There’s a famous advertising slogan that goes: “It does exactly what it says on the tin”. That’s as may be, but modern life means you have to know what it doesn’t say on the tin.
Parents and foster carers have to be especially alert to what it doesn’t say on the tin. Earlier this week, one of our foster children asked me if I had any cinnamon. I had a hunt around the back of the larder and found a couple of sticks. The child said: “That’s not cinnamon, cinnamon is a red powder.” The child wanted ground cinnamon.
Normally I would have asked what the cinnamon was for, but this particular child tends to be a closed book and resents being questioned. Anyway, what could anyone want cinnamon for but biscuits?

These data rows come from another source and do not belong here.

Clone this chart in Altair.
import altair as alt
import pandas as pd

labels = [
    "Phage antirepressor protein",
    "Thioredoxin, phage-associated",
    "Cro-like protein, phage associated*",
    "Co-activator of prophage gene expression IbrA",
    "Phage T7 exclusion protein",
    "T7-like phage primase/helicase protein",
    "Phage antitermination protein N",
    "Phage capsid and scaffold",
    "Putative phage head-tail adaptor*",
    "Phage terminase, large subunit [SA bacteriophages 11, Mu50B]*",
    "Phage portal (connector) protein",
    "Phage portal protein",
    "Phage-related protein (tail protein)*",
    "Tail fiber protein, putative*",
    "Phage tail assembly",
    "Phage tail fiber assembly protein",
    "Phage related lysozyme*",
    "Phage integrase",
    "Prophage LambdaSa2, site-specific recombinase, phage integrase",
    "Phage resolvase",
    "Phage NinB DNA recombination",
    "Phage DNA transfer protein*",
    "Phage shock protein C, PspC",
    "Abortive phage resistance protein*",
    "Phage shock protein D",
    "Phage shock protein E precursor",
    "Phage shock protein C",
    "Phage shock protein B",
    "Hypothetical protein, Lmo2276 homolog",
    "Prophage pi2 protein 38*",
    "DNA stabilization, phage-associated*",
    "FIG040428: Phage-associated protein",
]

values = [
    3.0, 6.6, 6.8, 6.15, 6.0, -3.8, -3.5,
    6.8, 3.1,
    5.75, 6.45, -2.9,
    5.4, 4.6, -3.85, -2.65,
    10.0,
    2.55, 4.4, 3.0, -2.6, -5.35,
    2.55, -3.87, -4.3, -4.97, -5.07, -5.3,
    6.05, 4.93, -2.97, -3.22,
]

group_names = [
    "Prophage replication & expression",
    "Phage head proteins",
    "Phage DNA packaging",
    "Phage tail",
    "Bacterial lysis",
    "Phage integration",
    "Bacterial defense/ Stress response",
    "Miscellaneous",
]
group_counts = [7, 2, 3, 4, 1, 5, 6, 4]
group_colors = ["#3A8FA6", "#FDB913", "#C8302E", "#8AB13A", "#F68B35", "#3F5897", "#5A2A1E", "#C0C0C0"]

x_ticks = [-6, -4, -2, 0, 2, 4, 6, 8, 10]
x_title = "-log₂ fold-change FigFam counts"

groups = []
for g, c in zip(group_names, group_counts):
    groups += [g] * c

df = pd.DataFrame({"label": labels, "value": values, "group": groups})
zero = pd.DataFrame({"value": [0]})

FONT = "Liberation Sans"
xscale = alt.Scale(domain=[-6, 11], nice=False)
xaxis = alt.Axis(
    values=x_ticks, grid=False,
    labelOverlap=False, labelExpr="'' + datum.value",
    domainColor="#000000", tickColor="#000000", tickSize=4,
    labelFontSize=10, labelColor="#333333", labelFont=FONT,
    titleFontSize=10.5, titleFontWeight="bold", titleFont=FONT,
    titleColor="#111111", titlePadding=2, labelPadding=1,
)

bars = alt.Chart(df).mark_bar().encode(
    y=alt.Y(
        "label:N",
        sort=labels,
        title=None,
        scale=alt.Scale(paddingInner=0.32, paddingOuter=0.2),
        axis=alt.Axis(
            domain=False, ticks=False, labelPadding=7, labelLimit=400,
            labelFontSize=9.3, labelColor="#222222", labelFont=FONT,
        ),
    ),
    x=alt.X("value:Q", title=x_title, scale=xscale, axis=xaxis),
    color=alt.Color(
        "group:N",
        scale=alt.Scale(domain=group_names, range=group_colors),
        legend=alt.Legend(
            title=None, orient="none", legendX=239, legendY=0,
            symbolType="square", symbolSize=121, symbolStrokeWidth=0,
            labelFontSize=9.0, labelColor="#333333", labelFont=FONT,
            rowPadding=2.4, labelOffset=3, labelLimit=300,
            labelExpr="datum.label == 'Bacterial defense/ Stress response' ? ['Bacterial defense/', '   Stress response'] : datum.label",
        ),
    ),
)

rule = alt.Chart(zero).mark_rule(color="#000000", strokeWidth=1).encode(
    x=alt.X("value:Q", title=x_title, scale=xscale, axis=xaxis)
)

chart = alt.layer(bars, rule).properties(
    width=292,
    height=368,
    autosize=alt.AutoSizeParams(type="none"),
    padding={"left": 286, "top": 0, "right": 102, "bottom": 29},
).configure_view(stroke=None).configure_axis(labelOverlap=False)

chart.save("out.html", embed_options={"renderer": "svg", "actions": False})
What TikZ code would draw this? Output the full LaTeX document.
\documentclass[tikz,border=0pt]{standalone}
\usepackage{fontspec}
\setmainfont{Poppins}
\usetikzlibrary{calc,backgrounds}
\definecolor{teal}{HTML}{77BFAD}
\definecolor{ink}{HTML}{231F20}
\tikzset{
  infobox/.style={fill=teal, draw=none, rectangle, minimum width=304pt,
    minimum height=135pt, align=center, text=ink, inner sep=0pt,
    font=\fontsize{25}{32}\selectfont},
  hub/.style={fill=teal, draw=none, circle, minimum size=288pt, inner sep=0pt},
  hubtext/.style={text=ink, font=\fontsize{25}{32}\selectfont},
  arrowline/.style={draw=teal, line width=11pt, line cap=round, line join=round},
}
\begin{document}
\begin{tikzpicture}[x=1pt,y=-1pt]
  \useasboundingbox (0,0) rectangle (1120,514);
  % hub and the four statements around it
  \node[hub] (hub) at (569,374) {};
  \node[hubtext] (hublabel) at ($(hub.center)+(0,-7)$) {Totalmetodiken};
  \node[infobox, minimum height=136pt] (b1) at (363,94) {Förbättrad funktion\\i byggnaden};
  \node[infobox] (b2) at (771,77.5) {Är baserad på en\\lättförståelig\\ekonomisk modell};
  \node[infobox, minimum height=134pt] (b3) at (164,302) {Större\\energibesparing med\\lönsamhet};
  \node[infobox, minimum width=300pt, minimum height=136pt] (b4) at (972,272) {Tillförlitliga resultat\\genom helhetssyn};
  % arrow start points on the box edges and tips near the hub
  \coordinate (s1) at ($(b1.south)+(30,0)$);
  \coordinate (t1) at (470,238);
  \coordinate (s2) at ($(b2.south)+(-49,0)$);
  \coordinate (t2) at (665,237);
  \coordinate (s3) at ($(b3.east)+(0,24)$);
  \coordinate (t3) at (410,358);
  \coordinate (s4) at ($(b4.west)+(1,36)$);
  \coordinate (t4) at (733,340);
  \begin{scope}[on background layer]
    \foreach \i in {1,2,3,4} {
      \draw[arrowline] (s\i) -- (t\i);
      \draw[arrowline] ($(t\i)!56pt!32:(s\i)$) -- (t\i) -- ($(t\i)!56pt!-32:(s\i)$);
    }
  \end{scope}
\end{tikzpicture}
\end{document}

I wrote it on the shopping list and spent £1.89 on a tiny jar (and mentally rehearsed doing some baking, a joyful thing to do with children, especially if it’s their idea).
Only the child wasn’t planning to use the cinnamon for baking, it was used to self harm. That was definitely not on the tin.
Pain they can control
Self-harming is a huge concern in fostering. One’s instinct is to try to prevent the child from self-harming, to hide everything that might be used, suggesting, instructing and eventually begging the child not to do it. But one’s instinct is wrong.
We should refrain from disapproval. If we come across a foster child in their bedroom with blood coming from their arms, we should stay calm and neutral, ask them if they’re OK, fetch some towels and then follow the appropriate medical course of action.
This particular foster child is a delightful person who, with a bit of luck, will grow to become the person they were destined to be. That is, before something led them to doubt their worth and created a desire to feel pain they could control.
That, we are told, is what is usually going on when children and young people cut themselves. Or chew through their own cheeks. Or burn themselves, punch themselves, swallow things or put things into their body in other ways.
Or ask for cinnamon, which was neither eaten nor inserted by the way. I know how it was used to self-harm because this particular foster child trusts us enough to do it openly, even asking me if I wanted to try.
And here’s another dilemma: do I explain how the cinnamon was used even though there’s a risk that a vulnerable person may read this? Well, I’ll tell you how this everyday household ingredient was used. It could be a helpful forewarning and the information is already in the public domain anyway.
A small amount of salt is placed on the forearm, then sprinkled with cinnamon. An ice cube is also involved and the mixture creates a benign burn, which leaves a red mark that stays for several days.
I called my social worker for advice. She advised: “Don’t make a thing out of it. And don’t run out of ice or cinnamon; the child might be tempted to go on to something worse.”
What it doesn’t say on the tin…
I squinted at the small print on the little cinnamon jar. It said: “Rub into a leg…” and I thought to myself, “Aha! They are clued up about this!” Then I turned the jar round to read the rest of the advice. “Rub into a leg…of lamb for wondrous winter flavours.”